UBC Theses and Dissertations
Indian reserve cut-offs in British Columbia, 1912-1924 : an examination of federal-provincial negotiations and consultation with Indians McFarland, Dana
Indian people in every agency in British Columbia suffered an injustice when the McKenna-McBride joint commission of the federal and provincial governments adjusted Indian reserve lands between 1913 and 1916. The report of this Royal Commission was amended before it was adopted by both governments in 1924, but the amendments only served to compound the inequity. This history of reserve land cut-offs in British Columbia considers the individual development of federal and provincial Indian land policies, the negotiations to homogenize them after union in 1871, and the efforts of Indians to resist reserve cut-offs.
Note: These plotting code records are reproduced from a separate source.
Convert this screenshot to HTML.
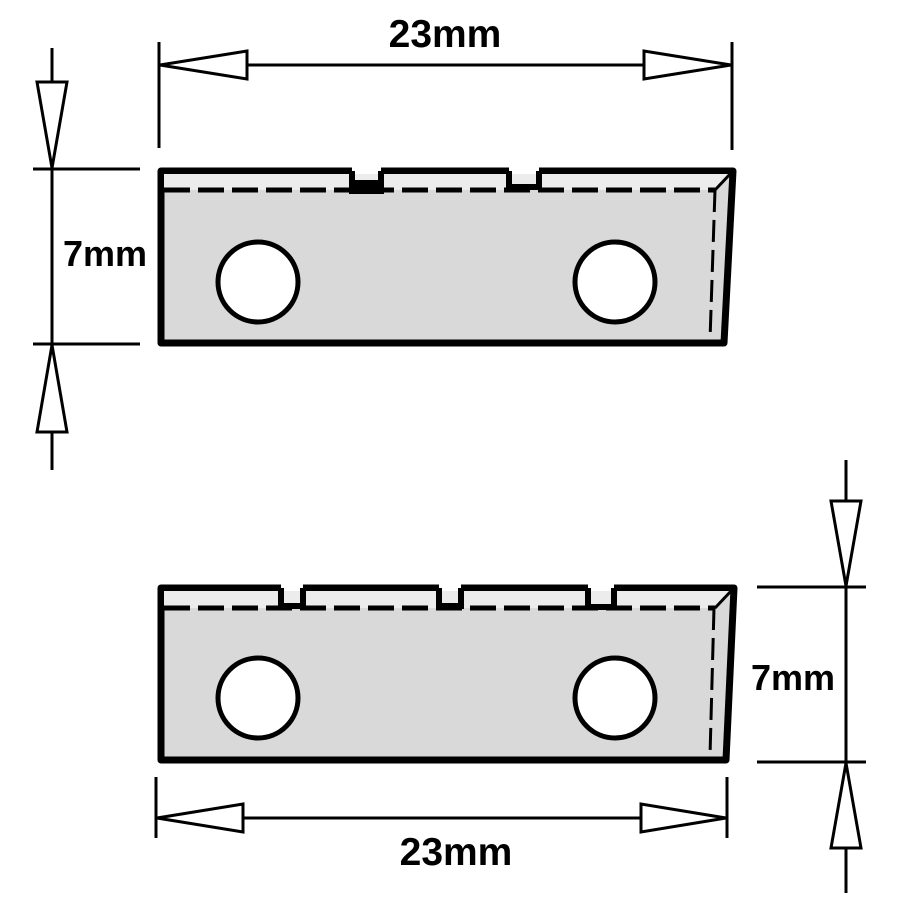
<!DOCTYPE html>
<html><head><style>html,body{margin:0;padding:0;background:#fff}svg{display:block}</style></head>
<body>
<svg width="900" height="900" viewBox="0 0 900 900" xmlns="http://www.w3.org/2000/svg" font-family="Liberation Sans, sans-serif" font-weight="bold">
<g stroke="#000" fill="none" stroke-width="3">
<!-- top dim horizontal -->
<line x1="159" y1="42" x2="159" y2="148"/>
<line x1="732" y1="42" x2="732" y2="150"/>
<line x1="159" y1="65" x2="732" y2="65"/>
<polygon points="160,65 247,51 247,79" fill="#fff"/>
<polygon points="731,65 644,51 644,79" fill="#fff"/>
<!-- left vertical -->
<line x1="52" y1="48" x2="52" y2="470"/>
<line x1="33" y1="169" x2="140" y2="169"/>
<line x1="33" y1="344" x2="140" y2="344"/>
<polygon points="52,168 37,82 67,82" fill="#fff"/>
<polygon points="52,345 37,432 67,432" fill="#fff"/>
<!-- bottom horizontal -->
<line x1="156" y1="777" x2="156" y2="838"/>
<line x1="727" y1="777" x2="727" y2="838"/>
<line x1="156" y1="818" x2="727" y2="818"/>
<polygon points="157,818 243,804 243,832" fill="#fff"/>
<polygon points="726,818 641,804 641,832" fill="#fff"/>
<!-- right vertical -->
<line x1="846" y1="460" x2="846" y2="893"/>
<line x1="757" y1="587" x2="866" y2="587"/>
<line x1="757" y1="762" x2="866" y2="762"/>
<polygon points="846,586 831,501 861,501" fill="#fff"/>
<polygon points="846,763 831,848 861,848" fill="#fff"/>
</g>
<!-- top blade -->
<polygon points="161,171 733,171 724,343 161,343" fill="#d9d9d9" stroke="#000" stroke-width="7" stroke-linejoin="round"/>
<polygon points="164,174 729,174 716,190 164,190" fill="#ececec"/>
<rect x="352" y="166" width="29" height="8" fill="#fff"/>
<rect x="509" y="166" width="30" height="8" fill="#fff"/>
<polyline points="352,171 352,191 381,191 381,171" fill="none" stroke="#000" stroke-width="6"/>
<polyline points="509,171 509,187 539,187 539,171" fill="none" stroke="#000" stroke-width="6"/>
<rect x="355" y="180" width="23" height="11" fill="#000"/>
<line x1="164" y1="190" x2="715" y2="190" stroke="#000" stroke-width="5" stroke-dasharray="26,8"/>
<line x1="715" y1="190" x2="732" y2="172" stroke="#000" stroke-width="3"/>
<line x1="715" y1="190" x2="710" y2="340" stroke="#000" stroke-width="3" stroke-dasharray="22,8"/>
<circle cx="258" cy="282" r="40" fill="#fff" stroke="#000" stroke-width="5"/>
<circle cx="615" cy="282" r="40" fill="#fff" stroke="#000" stroke-width="5"/>
<!-- bottom blade -->
<polygon points="161,588 734,588 726,760 161,760" fill="#d9d9d9" stroke="#000" stroke-width="7" stroke-linejoin="round"/>
<polygon points="164,591 730,591 716,608 164,608" fill="#ececec"/>
<rect x="281" y="583" width="22" height="8" fill="#fff"/>
<rect x="439" y="583" width="22" height="8" fill="#fff"/>
<rect x="588" y="583" width="26" height="8" fill="#fff"/>
<polyline points="281,588 281,606 303,606 303,588" fill="none" stroke="#000" stroke-width="6"/>
<polyline points="439,588 439,606 461,606 461,588" fill="none" stroke="#000" stroke-width="6"/>
<polyline points="588,588 588,607 614,607 614,588" fill="none" stroke="#000" stroke-width="6"/>
<line x1="164" y1="608" x2="715" y2="608" stroke="#000" stroke-width="5" stroke-dasharray="26,8"/>
<line x1="715" y1="608" x2="732" y2="590" stroke="#000" stroke-width="3"/>
<line x1="714" y1="608" x2="710" y2="756" stroke="#000" stroke-width="3" stroke-dasharray="22,8"/>
<circle cx="258" cy="698" r="40" fill="#fff" stroke="#000" stroke-width="5"/>
<circle cx="615" cy="698" r="40" fill="#fff" stroke="#000" stroke-width="5"/>
<!-- labels -->
<text x="445" y="47" font-size="39" text-anchor="middle">23mm</text>
<text x="456" y="865" font-size="39" text-anchor="middle">23mm</text>
<text x="105" y="266" font-size="36" text-anchor="middle">7mm</text>
<text x="793" y="690" font-size="36" text-anchor="middle">7mm</text>
</svg>
</body></html>
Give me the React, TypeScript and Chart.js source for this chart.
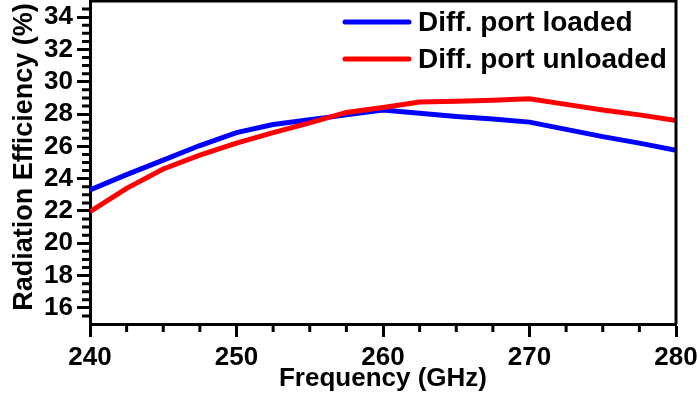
import React, { useEffect, useRef } from "react";
import { Chart, registerables } from "chart.js";

Chart.register(...registerables);

const freqs = [240, 242.5, 245, 247.5, 250, 252.5, 255, 257.5, 260, 262.5, 265, 267.5, 270, 272.5, 275, 277.5, 280];
const loaded = [23.3, 24.25, 25.15, 26.05, 26.85, 27.35, 27.65, 27.95, 28.25, 28.05, 27.85, 27.7, 27.5, 27.05, 26.6, 26.2, 25.75];
const unloaded = [21.95, 23.4, 24.6, 25.45, 26.2, 26.85, 27.45, 28.1, 28.4, 28.75, 28.8, 28.85, 28.95, 28.6, 28.25, 27.95, 27.6];
const seriesNames = ["Diff. port loaded", "Diff. port unloaded"];
const yMajorTicks = [16, 18, 20, 22, 24, 26, 28, 30, 32, 34];
const xMinorTicks = [242.5, 245, 247.5, 252.5, 255, 257.5, 262.5, 265, 267.5, 272.5, 275, 277.5];
const yMinorTicks = [15.5, 16.5, 17, 17.5, 18.5, 19, 19.5, 20.5, 21, 21.5, 22.5, 23, 23.5, 24.5, 25, 25.5, 26.5, 27, 27.5, 28.5, 29, 29.5, 30.5, 31, 31.5, 32.5, 33, 33.5, 34.5];
const xTitle = "Frequency (GHz)";
const yTitle = "Radiation Efficiency (%)";

const FONT = "'Liberation Sans', Arial, sans-serif";

const decorPlugin = {
  id: "decor",
  afterDraw(chart: any) {
    const ctx = chart.ctx;
    const a = chart.chartArea;
    const xs = chart.scales.x;
    const ys = chart.scales.y;
    ctx.save();
    ctx.strokeStyle = "#000";
    ctx.lineWidth = 3;
    // frame top & right
    ctx.beginPath();
    ctx.moveTo(a.left, a.top);
    ctx.lineTo(a.right, a.top);
    ctx.lineTo(a.right, a.bottom);
    ctx.stroke();
    // minor ticks
    ctx.lineWidth = 3;
    ctx.beginPath();
    for (const v of yMinorTicks) {
      const y = ys.getPixelForValue(v);
      ctx.moveTo(a.left - 8, y);
      ctx.lineTo(a.left, y);
    }
    for (const v of xMinorTicks) {
      const x = xs.getPixelForValue(v);
      ctx.moveTo(x, a.bottom);
      ctx.lineTo(x, a.bottom + 8);
    }
    ctx.stroke();
    // titles
    ctx.fillStyle = "#000";
    ctx.font = `bold 26px ${FONT}`;
    ctx.textAlign = "center";
    ctx.textBaseline = "middle";
    ctx.fillText(xTitle, (a.left + a.right) / 2, 379);
    ctx.save();
    ctx.translate(25, 157);
    ctx.rotate(-Math.PI / 2);
    ctx.font = `bold 27px ${FONT}`;
    ctx.fillText(yTitle, 0, 0);
    ctx.restore();
    // legend
    const colors = ["#0000ff", "#ff0000"];
    const ly = [22, 59];
    ctx.font = `bold 28px ${FONT}`;
    ctx.textAlign = "left";
    ctx.textBaseline = "middle";
    ctx.lineCap = "round";
    for (let i = 0; i < 2; i++) {
      ctx.strokeStyle = colors[i];
      ctx.lineWidth = 5;
      ctx.beginPath();
      ctx.moveTo(345, ly[i]);
      ctx.lineTo(409, ly[i]);
      ctx.stroke();
      ctx.fillText(seriesNames[i], 418, ly[i] + 1);
    }
    ctx.restore();
  },
};

export default function App() {
  const ref = useRef<HTMLCanvasElement>(null);
  useEffect(() => {
    document.body.style.margin = "0";
    const canvas = ref.current!;
    const chart = new Chart(canvas, {
      type: "line",
      data: {
        datasets: [
          {
            label: seriesNames[0],
            data: freqs.map((f, i) => ({ x: f, y: loaded[i] })),
            borderColor: "#0000ff",
            backgroundColor: "#0000ff",
            borderWidth: 5,
            pointRadius: 0,
            tension: 0,
            order: 1,
          },
          {
            label: seriesNames[1],
            data: freqs.map((f, i) => ({ x: f, y: unloaded[i] })),
            borderColor: "#ff0000",
            backgroundColor: "#ff0000",
            borderWidth: 5,
            pointRadius: 0,
            tension: 0,
            order: 0,
          },
        ],
      },
      options: {
        animation: false,
        responsive: false,
        maintainAspectRatio: false,
        layout: { padding: { top: 1, right: 22, left: 0, bottom: 0 } },
        plugins: { legend: { display: false }, tooltip: { enabled: false } },
        scales: {
          x: {
            type: "linear",
            min: 240,
            max: 280,
            ticks: {
              stepSize: 10,
              color: "#000",
              font: { family: FONT, size: 26, weight: "bold" },
              padding: 5,
              maxRotation: 0,
            },
            grid: { drawOnChartArea: false, tickLength: 13, tickWidth: 3, tickColor: "#000" },
            border: { display: true, color: "#000", width: 3 },
            afterFit: (s: any) => {
              s.height = 80;
              s.paddingLeft = 0;
              s.paddingRight = 0;
            },
          },
          y: {
            type: "linear",
            min: 15,
            max: 35,
            afterBuildTicks: (s: any) => {
              s.ticks = yMajorTicks.map((v) => ({ value: v }));
            },
            ticks: {
              color: "#000",
              font: { family: FONT, size: 26, weight: "bold" },
              padding: 4,
            },
            grid: { drawOnChartArea: false, tickLength: 13, tickWidth: 3, tickColor: "#000" },
            border: { display: true, color: "#000", width: 3 },
            afterFit: (s: any) => {
              s.width = 90;
              s.paddingTop = 0;
              s.paddingBottom = 0;
            },
          },
        },
      },
      plugins: [decorPlugin],
    });
    return () => chart.destroy();
  }, []);
  return <canvas ref={ref} width={698} height={404} style={{ display: "block" }} />;
}
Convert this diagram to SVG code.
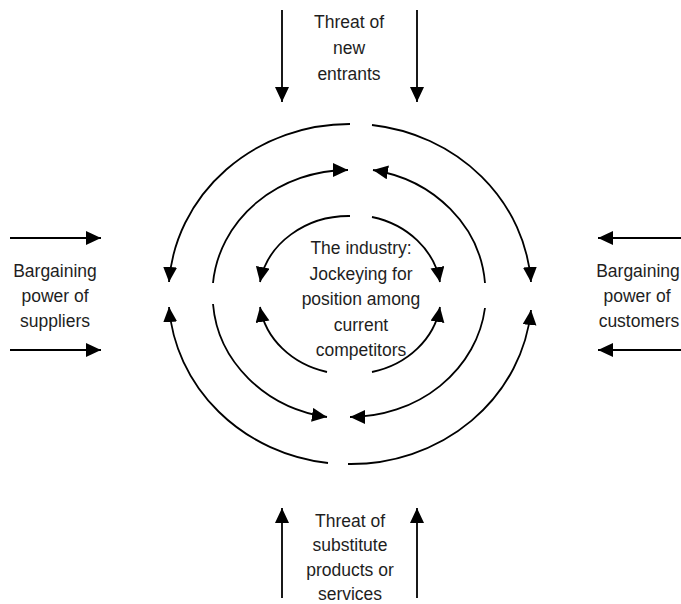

The primary sources, many of them generated by the reserve adjustment process of the Royal Commission, have allowed me to calculate the relative values of lands cut off or added by the commission, to discern the practical effects of the 1924 amendments, and to identify the principal consultants of the commission. These results, considered together with secondary sources which treat various aspects of reserve land cut-offs, indicate that the injustice was done at the insistence of the British Columbia government. Nevertheless, the federal government must share in the blame. It betrayed its role of protector of the Indians for the sake of creating a uniform Indian policy, no matter how unjust.